Mexican black metal? Yeah I thought so, I was a little stumped thinking of examples too? It is not the place that one would first think of as being synonymous with the genre. Of course there are bands fromSouth Americawho walk the talk but listening to Black Hate they were nothing that I would have expected from the region. When I think of Mexico I must admit the first thing that springs to mind is all the problems that they have with drug cartels and the crime and mass slaughter that goes with them. Indeed the opening sample sounds like a crime radio report and was not unexpected and I set myself up for an unrelenting and primitively recorded barrage of bestial filth but that was not what I got in the slightest.
Apparently Black Hate started life as a one man raw black metal project but have evolved considerably since then as he released several demos and splits leading up to 2011 album ‘Years Of Solitude.’ The creative force behind the group B.G. Ikanunna actually wrote ‘Los Tres Mundos on his own but will continue composing and recording as a full band from now on.

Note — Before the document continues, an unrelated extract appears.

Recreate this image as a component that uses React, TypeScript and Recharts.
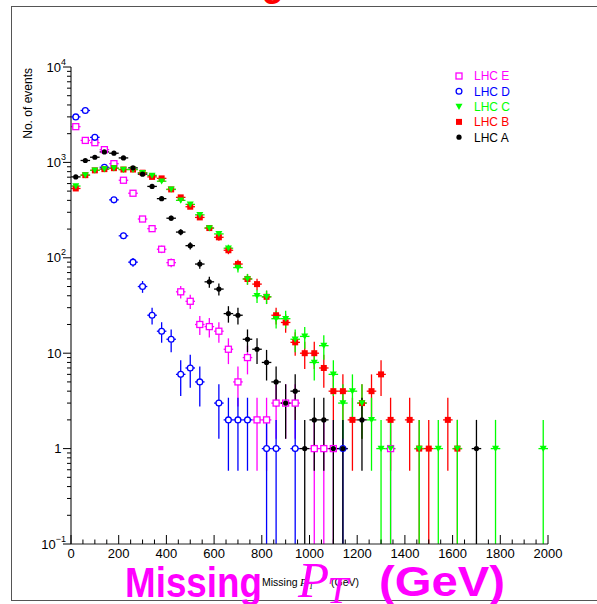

There is an awful lot of ideas in this almost hour long album and it took a fair few listens to get to grips with it. We start with solid groove lines to ‘Lians-per-ti and it is only when the throat ripping shrieks come in that it resembles blackened metal in scope. These are augmented by more guttural parts (kind of like gang shouts) and you are left wondering where this is going to take you but as the battering melody hones away don’t care as it’s certainly good enough to bang your head along to. There is a lot of emphasis on the guitar work and solos and jagged rampant breaks show that there is plenty of skill involved in that department. ‘Ika-nun-na’ centres on the melody and flamboyant licks joust away before a more ritualistic chanting part takes hold with vocals that remind a bit of Attila albeit a Mexican version. Like I said lots going on here!
Although the music has been a bit on the rampant side there has been suggestions of a depressive BM side to it and the sorrowful melody that would not be out of place on a Shining (Swe) album takes over on ‘Subconsciente’ and really expresses this dimension of things with more definition; the tortured vocals working perfectly with the music. It seems like this is partly the way forward but then again as a track like ‘La Ultima Soloucion’ builds there is also a definite tribal feel to things too as it goes from depressive to crazed and manically rabid. It all works well though and clearly this mans vision and songwriting skills are well thought out and expertly put together.
Everything seems to lead up to the title track which is an epic 15 minute depressive odyssey. There’s plenty of drama behind the expressive elongated vocal delivery and the repetitious, spiralling mid-paced guitar lines embed themselves in your head early on in the number. Some piano creeps in and joins with everything else working with some clean vocals but all delivered in a slightly disharmonic way before things go heavy and wretched sounding once more. It really is a great track and marks an end to the cycle perhaps, as forward into a full band, we are told the depressive sound is going to move towards a more avant-garde style of black metal.
No doubt that will be very interesting but and it’s far too early to tell if I am going to enjoy it as much as Los Tres Mundos, which has certainly left its mark and comes across as the closest you will probably hear to a S. American version of Shining and Xasthur.